In the beginning, we were just two friends playing around. There’s an understanding that that’s kind of the most important piece, is to keep that going well and going strong. It’s so much like a marriage, where the partners work together. You’ve got to make time to do things together that aren’t just work. You know? We’ll get a couples massage at the end of a project sometimes.
Sofia: When you are with a person and you put yourself in the most challenging positions you could imagine putting yourself in artistically, creatively, and physically, all at the same time, it automatically creates a pretty serious bond that you can’t really ignore. It’s ever-present. It really helps guide you through the disagreements or any kind of tension.
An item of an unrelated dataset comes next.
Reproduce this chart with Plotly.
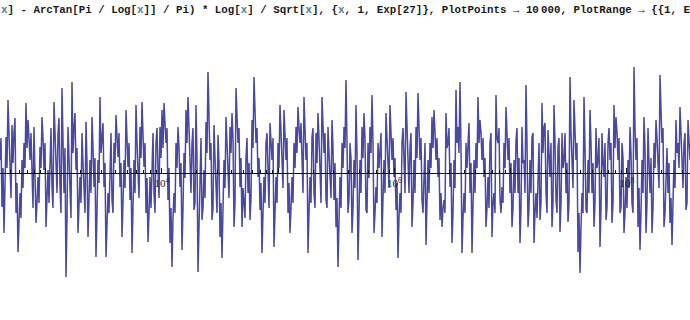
import numpy as np
import plotly.graph_objects as go

# hand-read values of the oscillating curve, left to right, evenly spaced in log x
seg1 = [0.13, -0.34, -0.60, 0.36, 0.73, 0.13, 0.48, 0.41, -0.40, -0.79,
        -0.20, 0.13, 0.30, 0.70, 0.53, 0.13, -0.20, 0.46, -0.50, -0.04,
        0.26, 0.56, 0.03, -0.54, 0.03, 0.30, -0.14, 0.71, 0.13, 0.40,
        -0.14, 0.85, -0.20, -1.04, 0.46, -0.20, 0.91, 0.46, 0.03, -0.60,
        -0.04, 0.40, -0.20, 0.51, -0.64, 0.13, 0.56, -0.14, -0.84, 0.13,
        0.76, 0.40, -0.14, -0.84, -0.20, 0.20, -0.27, 0.30, 0.58, 0.16,
        -0.14, -0.64, 0.13, 0.63, 0.06, -0.27, -0.80, 0.13, 0.68, 0.03,
        0.46, 0.71, 0.06, -0.40, -0.69, -0.04, 0.20, -0.20, 0.30, 0.03,
        0.46, 0.63, 0.70, 0.30, -0.27, -0.70, -0.94]
seg2 = [-0.20, 0.30, 0.46, -0.14, -0.77, 0.20, 0.63, 0.76, 0.13, 0.30,
        -0.37, 0.68, -0.99, 0.13, -0.47, 0.03, 0.51, 1.01, 0.13, -0.47,
        0.48, -0.20, 0.38, -0.64, -0.85, 0.13, 0.56, 0.03, 0.46, 0.60,
        -0.54, 0.85, 0.30, -0.14, -0.54, -0.30, 0.16, -0.20, -0.47, 0.53,
        0.96, 0.30, -0.04, -0.37, -0.80, -0.04, 0.30, -0.20, 0.50, 0.13,
        -0.74, -0.04, 0.30, 0.68, 0.13, 0.63, 0.13, -0.40, -0.60, -0.04,
        0.30, 0.46, 0.66, 0.30, 0.03, 0.76, 0.13, -0.80, -0.04, 0.36,
        -0.20, 0.40, 0.60, -0.14, 0.76, 0.20, -0.27, 0.46, 0.03, 0.53,
        -0.27, -0.54, -0.94, -0.04, 0.30, 0.46]
seg3 = [0.93, -0.40, 0.30, -0.60, 0.13, 0.68, -0.87, 0.13, 0.46, 0.60,
        -0.37, 0.30, 0.46, 0.78, -0.60, -0.14, 0.30, 0.31, -0.64, 0.13,
        0.60, 0.13, 0.68, 0.13, -0.04, -0.37, -0.85, -0.20, 0.30, 0.13,
        0.81, 0.13, 0.26, -0.54, 0.13, 0.46, 0.80, 0.13, -0.27, 0.13,
        -0.72, 0.13, 0.30, 0.56, 0.63, 0.13, -0.04, -0.47, -0.54, -0.27,
        0.60, 0.30, -0.14, -0.70, 0.13, 0.83, 0.46, 0.91, -0.80, -0.20,
        0.30, 0.36, -0.20, -0.80, 0.13, 0.30, 0.76, 0.53, 0.13, -0.04,
        -0.54, -0.04, 0.30, -0.64, -0.20, 0.78, 0.30, -0.27, -0.14, 0.30,
        0.66, 0.13, -0.20, -0.54, 0.13, 0.33]
seg4 = [-0.20, -0.70, 0.46, 0.13, 0.88, -0.54, 0.13, 0.36, -0.70, -0.20,
        -0.04, -0.47, 0.70, 0.46, -0.20, 0.43, -0.04, -0.54, 0.68, -0.27,
        0.26, -0.59, 0.40, 0.13, -0.20, -0.49, 0.96, 0.13, 0.73, 0.13,
        -0.79, -1.00, -0.20, 0.76, -0.37, 0.13, 0.63, -0.20, -0.54, 0.45,
        0.13, -0.74, 0.40, -0.04, -0.47, 0.30, 0.13, -0.50, 0.68, 0.56,
        0.13, -0.40, 0.30, -0.60, -0.04, 0.13, 0.46, -0.30, 1.06, 0.13,
        -0.54, -0.77, 0.13, 0.56, -0.60, 0.45, -0.20, -0.60, 0.30, 0.53,
        0.13, 0.98, 0.30, -0.54, -0.14, -0.20, -0.50, -0.72, 0.13, 0.53,
        0.30, 0.66, 0.13, 0.30, -0.37, 0.53, 0.13]

# hand-read fine wiggles lying between consecutive values above
mid1 = [0.35, 0.05, -0.20, 0.05, 0.40, -0.25, 0.10, 0.55, -0.10, -0.45,
        -0.45, -0.15, 0.05, 0.25, 0.35, 0.40, -0.35, 0.05, -0.30, -0.30,
        0.05, 0.35, 0.30, -0.25, -0.30, 0.45, -0.35, 0.35, -0.20, 0.55,
        -0.40, 0.30, 0.25, -0.45, 0.15, -0.45, 0.20, 0.60, 0.25, -0.35,
        -0.30, 0.10, -0.40, 0.10, -0.25, -0.20, 0.25, 0.15, -0.40, -0.10,
        0.20, 0.50, 0.10, -0.45, -0.40, 0.40, -0.40, 0.10, 0.30, 0.40,
        0.10, -0.30, -0.15, 0.35, 0.30, 0.05, -0.35, -0.20, 0.30, -0.25,
        0.15, 0.40, 0.30, -0.05, -0.40, -0.35, 0.40, -0.40, 0.45, -0.25,
        0.15, 0.25, 0.50, 0.45, 0.05, -0.35, -0.45]
mid2 = [-0.40, 0.05, 0.25, 0.10, -0.35, -0.05, 0.30, 0.45, -0.20, 0.45,
        -0.30, 0.15, -0.40, 0.35, -0.35, -0.25, 0.20, 0.35, 0.30, -0.35,
        0.15, -0.40, 0.10, -0.30, -0.40, -0.15, 0.30, -0.25, 0.20, 0.35,
        -0.30, 0.45, 0.45, 0.15, -0.15, -0.45, 0.35, 0.10, -0.25, 0.25,
        0.55, 0.45, 0.15, -0.10, -0.40, -0.30, 0.40, -0.35, 0.25, 0.35,
        -0.40, -0.30, 0.05, 0.40, -0.15, 0.30, 0.35, -0.10, -0.35, -0.30,
        0.05, 0.20, 0.45, 0.50, -0.20, 0.35, 0.30, -0.40, -0.30, 0.45,
        -0.35, 0.10, 0.35, -0.30, 0.40, 0.40, -0.35, 0.20, -0.25, 0.25,
        0.10, -0.25, -0.45, -0.35, 0.05, 0.25]
mid3 = [0.30, -0.25, 0.15, -0.35, -0.15, 0.20, -0.40, -0.20, 0.15, 0.35,
        -0.40, -0.05, 0.20, 0.30, -0.40, -0.30, 0.05, 0.40, -0.30, -0.20,
        0.35, -0.15, 0.40, 0.35, 0.15, -0.10, -0.45, -0.40, 0.45, -0.20,
        0.40, -0.20, 0.40, -0.30, -0.20, 0.15, 0.45, 0.35, -0.40, 0.30,
        -0.35, -0.20, 0.05, 0.25, 0.40, 0.35, 0.15, -0.20, -0.35, -0.40,
        0.25, 0.45, 0.10, -0.40, -0.15, 0.30, 0.20, 0.25, -0.45, -0.40,
        0.05, 0.50, 0.10, -0.40, -0.20, 0.05, 0.30, 0.40, 0.35, 0.15,
        -0.35, -0.35, 0.40, -0.30, -0.40, 0.35, 0.45, -0.40, -0.30, 0.05,
        0.40, 0.35, 0.10, -0.35, -0.20, 0.45]
mid4 = [0.15, -0.35, 0.10, -0.20, 0.30, -0.35, -0.20, 0.40, -0.40, -0.45,
        0.30, -0.30, 0.20, 0.50, -0.40, 0.10, 0.30, -0.30, 0.30, -0.40,
        0.35, -0.30, 0.05, 0.40, 0.10, -0.30, 0.40, -0.15, 0.35, 0.30,
        -0.40, -0.55, -0.40, 0.25, -0.40, -0.20, 0.30, 0.10, -0.30, 0.05,
        0.35, -0.35, 0.10, 0.30, -0.35, 0.45, 0.30, -0.30, 0.25, 0.40,
        0.35, -0.35, 0.15, -0.40, -0.35, -0.15, 0.20, -0.40, 0.45, 0.35,
        -0.15, -0.40, -0.20, 0.25, -0.30, 0.10, 0.15, -0.35, 0.05, 0.35,
        -0.15, 0.45, 0.45, -0.40, 0.25, 0.10, -0.25, -0.40, -0.15, 0.20,
        0.05, 0.40, -0.15, 0.40, -0.30, 0.25]

main_values = seg1 + seg2 + seg3 + seg4
fine_values = mid1 + mid2 + mid3 + mid4
y_values = [v for pair in zip(main_values, fine_values) for v in pair] + [main_values[-1]]

log_x_start = 2.6065
log_x_end = 8.542
x_values = np.logspace(log_x_start, log_x_end, len(y_values))

major_decades = [2, 3, 4, 5, 6, 7, 8]
labelled_decades = [4, 6, 8]
minor_multipliers = [2, 3, 4, 5, 6, 7, 8, 9]

title_parts = [
    ("x", True), ("] - ArcTan[Pi / Log[", False), ("x", True), ("]] / Pi) * Log[", False),
    ("x", True), ("] / Sqrt[", False), ("x", True), ("], {", False), ("x", True),
    (", 1, Exp[27]}, PlotPoints \u2192 10\u2009000, PlotRange \u2192 {{1, Exp[27]}}", False),
]

major_vals = [10.0 ** d for d in major_decades]
major_text = [f"10<sup>{d}</sup>" if d in labelled_decades else "" for d in major_decades]
minor_vals = [m * 10.0 ** d for d in major_decades for m in minor_multipliers]

fig = go.Figure()
fig.add_trace(go.Scatter(
    x=x_values, y=y_values, mode="lines",
    line=dict(color="rgba(58,58,152,0.92)", width=1.5),
    hoverinfo="skip", showlegend=False,
))

title_html = "".join(
    f'<span style="color:#3f7f9f">{t}</span>' if var else t for t, var in title_parts
)
fig.add_annotation(
    text=f"<b>{title_html}</b>", xref="paper", yref="paper", x=0, y=1,
    xanchor="left", yanchor="top", xshift=-1, yshift=-2, showarrow=False,
    font=dict(family="Liberation Mono", size=10.8, color="#1a1a1a"), align="left",
)

fig.update_layout(
    width=690, height=320, margin=dict(l=0, r=0, t=0, b=0),
    paper_bgcolor="white", plot_bgcolor="white",
    xaxis=dict(
        type="log", range=[log_x_start, log_x_end], anchor="free", position=147 / 320,
        showline=True, linecolor="#111", linewidth=1, showgrid=False, zeroline=False,
        tickmode="array", tickvals=major_vals, ticktext=major_text,
        ticks="inside", ticklen=5, tickcolor="#111", tickwidth=1,
        tickfont=dict(family="Liberation Serif", size=11, color="#222"),
        minor=dict(tickmode="array", tickvals=minor_vals, ticks="inside", ticklen=3,
                   tickcolor="#111", tickwidth=1, showgrid=False),
    ),
    yaxis=dict(range=[-1.47, 1.73], visible=False),
)

fig.write_html("out.html")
I think when people separate or when businesses separate or when people divorce, it’s because they’ve lost sight of that love feeling. That feeling isn’t the root of all their interactions.
When I’ve done creative projects with partners, something I run into is being either the person who believes in it more, and being the pusher. Like, “We have to get this done.” I don’t know. Do you both have that belief? Is that an agreement, or are there alternate projects where one of you is the pusher?
Sofia: I think we push each other in very different ways.
Hennessy: If one of us feels strongly and the other one feels neutral, we’ll defer to the strong. But I think Sofia is the more driven, emotional one, and there been a lot of times where she’s have had more of the strong feeling than I’ve had.
Sofia: Yeah. I’m the pusher. And I think in terms of longevity, I think being a pusher is really important, but I think equally important is being like a tether-er. And that’s what Hennessy is. You’re like a tether. To the ground.
Hennessy: Her main focus is our success. And my main focus is our well-being.
Sofia: You need a cool and a hot. You need a yin and a yang. You need the balance. Balance is so importance for longevity. That’s what we’re in it for. We’re in it for the long term. I think we both feel that way.
What advice would you give to friends going into a creative partnership?
Sofia: Focus on listening rather than being right. That’s a really important thing for any relationship, I think. This is all advice where I feel like it should be boomerang advice. You know? ‘Cause it’s hard to do.
I write with my brother. I think, when you’re friends or close, it feels like there’s something more on the line. That’s wonderful and what makes it work. But it’s also a little bit scary because you want to respect that person. And you don’t want to mess with what you have.
Sofia: But then I think that the advice is to always prioritize your personal relationship over your professional relationship. Because I trust Hennessy so much, I can say that. If I thought Hennessy had whack ideas or crazy taste, I wouldn’t be like, “Yeah sure. I’ll go ahead and paint this design that I really don’t believe in.” But I don’t have to, because we’re good partners.